Both games, of course, have since enjoyed something of a revival. Now the comeback is complete: welcome to the weird and wacky world of footgolf.
As explained in our Child's Play column for January (see the Families section), the aim of this unhallowed hybrid is to kick balls into oversized holes on courses previously dedicated to golf in premutational form. And this, verily, is one of the UK’s fastest-growing sports.
"Young people, explained a spokesman for one centre, can no longer stomach traditional golf, as “it’s technical, expensive and takes a long time.” With footgolf, however, they can “do something relatively successfully straight away” and thus obtain “instant satisfaction”.
Oh, and it generally goes down a bomb at stag dos.
Now let’s be fair. It is true that the imperative for archery practice has dimmed somewhat since 1457. Sure, we live in troubled times, overhung by the shadow of an irrational, hysterical entity that could, if not vigorously opposed, become the most powerful force on Earth. Donald Trump aside, however, it’s not clear how firing arrows into the air is the answer to evil in the cyberage.
But while it’s great to have golf and football back, one has the deeply ingrained sense that – not unlike jet-skiing and jungle juice – they were meant to be enjoyed separately. Mixing the two is like the worst form of musical sampling: recognisable parts of different songs, but without any of the nuances.
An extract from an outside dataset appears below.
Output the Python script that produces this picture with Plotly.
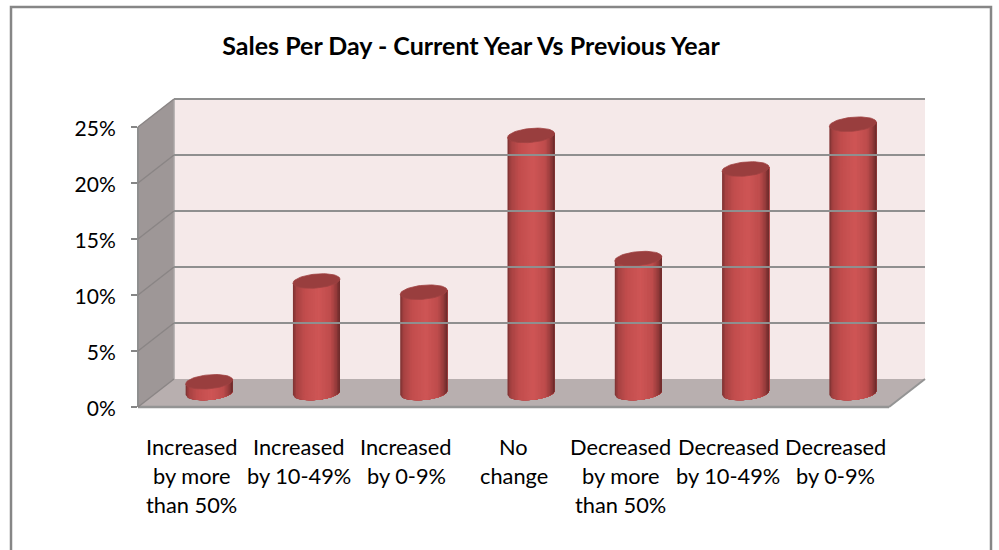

The point can be overstretched: this new sport, in one sense, is just a piece of harmless fun. Yet on another level it betrays more than it knows. For footgolf is a piece of postmodern madness that is dispiritingly emblematic of our age.
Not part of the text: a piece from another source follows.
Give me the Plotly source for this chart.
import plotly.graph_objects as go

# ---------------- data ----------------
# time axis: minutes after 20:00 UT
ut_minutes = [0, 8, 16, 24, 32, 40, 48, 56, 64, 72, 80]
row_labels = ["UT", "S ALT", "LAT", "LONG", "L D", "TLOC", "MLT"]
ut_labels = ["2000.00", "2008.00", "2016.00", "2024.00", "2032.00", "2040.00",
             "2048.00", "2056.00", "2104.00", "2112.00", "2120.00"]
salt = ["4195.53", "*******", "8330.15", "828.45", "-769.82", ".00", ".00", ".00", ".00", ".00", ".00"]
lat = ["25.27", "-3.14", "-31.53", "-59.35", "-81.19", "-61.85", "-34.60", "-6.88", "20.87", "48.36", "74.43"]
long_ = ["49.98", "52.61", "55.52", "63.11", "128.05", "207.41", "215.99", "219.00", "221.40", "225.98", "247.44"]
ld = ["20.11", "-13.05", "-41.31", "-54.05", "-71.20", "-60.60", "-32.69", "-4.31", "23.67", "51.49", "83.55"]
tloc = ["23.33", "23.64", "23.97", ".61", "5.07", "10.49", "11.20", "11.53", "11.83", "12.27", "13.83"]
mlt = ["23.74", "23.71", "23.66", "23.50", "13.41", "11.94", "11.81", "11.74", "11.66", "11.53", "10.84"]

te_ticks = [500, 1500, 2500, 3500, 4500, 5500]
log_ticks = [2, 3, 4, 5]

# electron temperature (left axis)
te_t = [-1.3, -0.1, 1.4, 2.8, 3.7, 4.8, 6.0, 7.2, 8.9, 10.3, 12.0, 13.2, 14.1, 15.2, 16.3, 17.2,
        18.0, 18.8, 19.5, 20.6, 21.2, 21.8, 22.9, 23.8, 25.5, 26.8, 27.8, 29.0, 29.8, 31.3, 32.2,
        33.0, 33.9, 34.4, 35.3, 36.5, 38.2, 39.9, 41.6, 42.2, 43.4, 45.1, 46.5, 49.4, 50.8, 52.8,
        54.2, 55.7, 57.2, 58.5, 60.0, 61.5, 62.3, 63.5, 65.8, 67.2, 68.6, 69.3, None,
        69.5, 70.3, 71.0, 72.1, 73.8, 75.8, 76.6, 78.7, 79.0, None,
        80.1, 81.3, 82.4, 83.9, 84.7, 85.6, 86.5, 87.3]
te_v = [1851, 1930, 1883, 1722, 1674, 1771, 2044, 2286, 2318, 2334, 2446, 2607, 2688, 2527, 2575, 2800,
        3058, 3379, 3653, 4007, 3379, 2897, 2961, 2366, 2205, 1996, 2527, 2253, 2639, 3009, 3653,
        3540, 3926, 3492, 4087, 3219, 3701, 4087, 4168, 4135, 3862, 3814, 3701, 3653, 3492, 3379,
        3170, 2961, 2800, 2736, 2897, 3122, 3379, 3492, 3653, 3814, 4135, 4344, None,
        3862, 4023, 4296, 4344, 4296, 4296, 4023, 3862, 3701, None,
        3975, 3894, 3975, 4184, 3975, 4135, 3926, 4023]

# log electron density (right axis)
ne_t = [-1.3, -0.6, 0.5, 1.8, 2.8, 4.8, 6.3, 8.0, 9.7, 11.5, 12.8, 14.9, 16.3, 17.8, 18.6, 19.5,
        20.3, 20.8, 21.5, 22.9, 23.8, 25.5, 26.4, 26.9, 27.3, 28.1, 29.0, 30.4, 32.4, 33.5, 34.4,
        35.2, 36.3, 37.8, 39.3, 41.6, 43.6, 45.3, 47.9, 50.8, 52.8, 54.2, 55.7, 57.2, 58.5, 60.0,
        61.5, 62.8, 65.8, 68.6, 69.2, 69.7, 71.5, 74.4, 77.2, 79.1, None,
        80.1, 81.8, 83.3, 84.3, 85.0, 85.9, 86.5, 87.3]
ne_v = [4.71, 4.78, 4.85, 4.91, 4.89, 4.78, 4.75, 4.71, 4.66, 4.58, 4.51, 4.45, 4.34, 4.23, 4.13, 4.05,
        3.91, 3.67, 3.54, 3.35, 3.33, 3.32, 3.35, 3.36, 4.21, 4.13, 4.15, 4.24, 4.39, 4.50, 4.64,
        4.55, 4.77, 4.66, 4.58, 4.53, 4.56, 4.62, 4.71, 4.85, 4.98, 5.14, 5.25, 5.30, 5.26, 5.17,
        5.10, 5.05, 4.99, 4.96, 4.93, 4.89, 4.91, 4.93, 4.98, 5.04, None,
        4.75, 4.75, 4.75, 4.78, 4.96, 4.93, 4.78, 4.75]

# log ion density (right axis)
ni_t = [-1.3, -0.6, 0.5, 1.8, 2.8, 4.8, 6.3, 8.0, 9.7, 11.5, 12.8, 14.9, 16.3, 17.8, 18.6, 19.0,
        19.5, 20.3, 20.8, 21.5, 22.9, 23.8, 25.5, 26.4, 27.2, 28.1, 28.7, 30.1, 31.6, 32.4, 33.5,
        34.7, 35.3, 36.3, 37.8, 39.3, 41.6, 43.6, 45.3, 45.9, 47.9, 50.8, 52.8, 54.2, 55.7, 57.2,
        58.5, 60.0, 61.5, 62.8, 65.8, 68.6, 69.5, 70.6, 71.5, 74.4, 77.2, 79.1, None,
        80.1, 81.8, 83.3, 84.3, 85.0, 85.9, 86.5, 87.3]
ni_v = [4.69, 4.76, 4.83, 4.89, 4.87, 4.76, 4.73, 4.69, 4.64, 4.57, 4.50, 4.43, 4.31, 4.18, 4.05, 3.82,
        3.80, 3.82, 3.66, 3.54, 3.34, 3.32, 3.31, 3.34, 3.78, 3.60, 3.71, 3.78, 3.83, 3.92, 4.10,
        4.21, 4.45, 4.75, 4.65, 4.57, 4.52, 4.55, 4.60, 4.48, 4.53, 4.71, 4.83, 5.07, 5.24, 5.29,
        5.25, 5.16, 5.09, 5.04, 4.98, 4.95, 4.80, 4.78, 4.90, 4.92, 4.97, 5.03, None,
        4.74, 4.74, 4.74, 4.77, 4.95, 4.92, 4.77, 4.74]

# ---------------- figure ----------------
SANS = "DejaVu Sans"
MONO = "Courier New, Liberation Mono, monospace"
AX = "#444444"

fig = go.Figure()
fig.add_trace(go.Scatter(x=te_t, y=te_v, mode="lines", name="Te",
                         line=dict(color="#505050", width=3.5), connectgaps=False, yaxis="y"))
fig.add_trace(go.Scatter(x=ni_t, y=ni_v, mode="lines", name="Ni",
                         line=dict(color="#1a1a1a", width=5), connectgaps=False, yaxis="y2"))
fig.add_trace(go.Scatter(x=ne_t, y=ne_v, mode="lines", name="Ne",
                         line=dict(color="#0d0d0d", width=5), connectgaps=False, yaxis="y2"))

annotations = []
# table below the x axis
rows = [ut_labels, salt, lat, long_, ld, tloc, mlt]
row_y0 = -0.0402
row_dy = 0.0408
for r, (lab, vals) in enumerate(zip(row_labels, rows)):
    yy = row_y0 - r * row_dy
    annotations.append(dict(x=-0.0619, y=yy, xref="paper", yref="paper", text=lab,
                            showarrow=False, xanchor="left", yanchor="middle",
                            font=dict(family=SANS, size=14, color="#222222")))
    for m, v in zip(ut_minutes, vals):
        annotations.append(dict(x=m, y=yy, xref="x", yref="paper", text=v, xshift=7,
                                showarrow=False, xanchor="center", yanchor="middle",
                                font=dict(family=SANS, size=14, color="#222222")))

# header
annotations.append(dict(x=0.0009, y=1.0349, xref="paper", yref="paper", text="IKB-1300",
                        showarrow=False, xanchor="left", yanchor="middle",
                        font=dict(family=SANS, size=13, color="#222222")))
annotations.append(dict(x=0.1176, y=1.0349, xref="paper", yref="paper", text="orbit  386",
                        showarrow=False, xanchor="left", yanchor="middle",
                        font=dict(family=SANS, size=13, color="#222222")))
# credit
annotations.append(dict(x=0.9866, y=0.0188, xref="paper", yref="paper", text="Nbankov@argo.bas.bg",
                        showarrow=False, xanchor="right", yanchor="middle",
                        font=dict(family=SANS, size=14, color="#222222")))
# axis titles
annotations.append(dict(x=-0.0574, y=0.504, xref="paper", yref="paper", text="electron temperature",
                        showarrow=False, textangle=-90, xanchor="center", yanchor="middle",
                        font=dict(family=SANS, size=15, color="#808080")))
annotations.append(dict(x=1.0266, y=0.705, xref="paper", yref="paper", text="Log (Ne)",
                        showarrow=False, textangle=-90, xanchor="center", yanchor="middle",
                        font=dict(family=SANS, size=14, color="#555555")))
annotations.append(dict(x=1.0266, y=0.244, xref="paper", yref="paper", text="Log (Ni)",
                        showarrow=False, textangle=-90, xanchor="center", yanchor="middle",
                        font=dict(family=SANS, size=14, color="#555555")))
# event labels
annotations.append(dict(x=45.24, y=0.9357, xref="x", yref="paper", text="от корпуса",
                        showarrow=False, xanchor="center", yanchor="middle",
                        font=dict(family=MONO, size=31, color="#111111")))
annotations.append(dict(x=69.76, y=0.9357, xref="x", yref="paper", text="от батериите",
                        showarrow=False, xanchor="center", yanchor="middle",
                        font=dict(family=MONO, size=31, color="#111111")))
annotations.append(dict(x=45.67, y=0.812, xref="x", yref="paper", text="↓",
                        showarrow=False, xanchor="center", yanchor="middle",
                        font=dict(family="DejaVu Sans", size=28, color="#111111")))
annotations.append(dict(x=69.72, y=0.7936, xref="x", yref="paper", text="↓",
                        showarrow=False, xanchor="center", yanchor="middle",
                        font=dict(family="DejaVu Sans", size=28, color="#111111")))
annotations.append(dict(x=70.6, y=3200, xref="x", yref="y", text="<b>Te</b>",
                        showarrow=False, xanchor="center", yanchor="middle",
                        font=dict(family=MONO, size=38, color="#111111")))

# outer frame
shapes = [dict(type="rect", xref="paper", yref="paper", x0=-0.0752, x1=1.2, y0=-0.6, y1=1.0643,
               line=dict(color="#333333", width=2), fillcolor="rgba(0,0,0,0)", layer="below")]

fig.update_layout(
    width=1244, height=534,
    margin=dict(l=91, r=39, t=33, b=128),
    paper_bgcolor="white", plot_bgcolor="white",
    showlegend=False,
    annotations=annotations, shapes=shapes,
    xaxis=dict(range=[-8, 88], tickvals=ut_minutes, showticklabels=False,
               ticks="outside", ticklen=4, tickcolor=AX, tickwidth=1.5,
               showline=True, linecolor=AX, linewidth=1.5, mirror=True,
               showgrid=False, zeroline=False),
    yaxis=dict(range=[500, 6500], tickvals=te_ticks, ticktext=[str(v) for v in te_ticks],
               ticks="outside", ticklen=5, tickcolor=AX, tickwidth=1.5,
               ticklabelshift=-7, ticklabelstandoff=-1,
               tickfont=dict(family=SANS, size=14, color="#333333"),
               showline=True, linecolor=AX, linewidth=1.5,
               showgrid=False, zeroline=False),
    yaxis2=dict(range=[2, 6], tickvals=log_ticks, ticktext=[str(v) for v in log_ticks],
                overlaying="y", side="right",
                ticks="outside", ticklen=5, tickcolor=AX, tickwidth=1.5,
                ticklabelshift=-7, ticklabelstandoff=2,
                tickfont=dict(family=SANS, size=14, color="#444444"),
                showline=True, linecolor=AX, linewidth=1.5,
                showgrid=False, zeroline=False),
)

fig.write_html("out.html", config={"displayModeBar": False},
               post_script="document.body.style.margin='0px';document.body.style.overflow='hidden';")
All the great games to have captured the British heart have their roots in particular historical contexts: football is the child of industry, rugby union of the public schools, racing of the Stuart court. Cricket’s cradle was the soft underbelly of England, its mission field the lands of imperial sun. Even darts and snooker have their story, obscured by the smoke-wreathed shadows of an upper room or the fug of a backstreet pub.
But footgolf? Well, if – and it’s a big ‘if’ – this sporting aberration were to outlast the blink of an eye, historians might well record that it was the offspring of cultural exhaustion; a product of the attention-deficit society in which everyone from governments to football managers is required to deliver overnight.
Golf may indeed be ‘technical’ and ‘take a long time’. But therein lies the measure of its worth. It is the very fact that mastery is so elusive, coupled with its aesthetic appeal, that will keep golf soaring down the fairway long after the corpse of footgolf has been buried in impenetrable rough.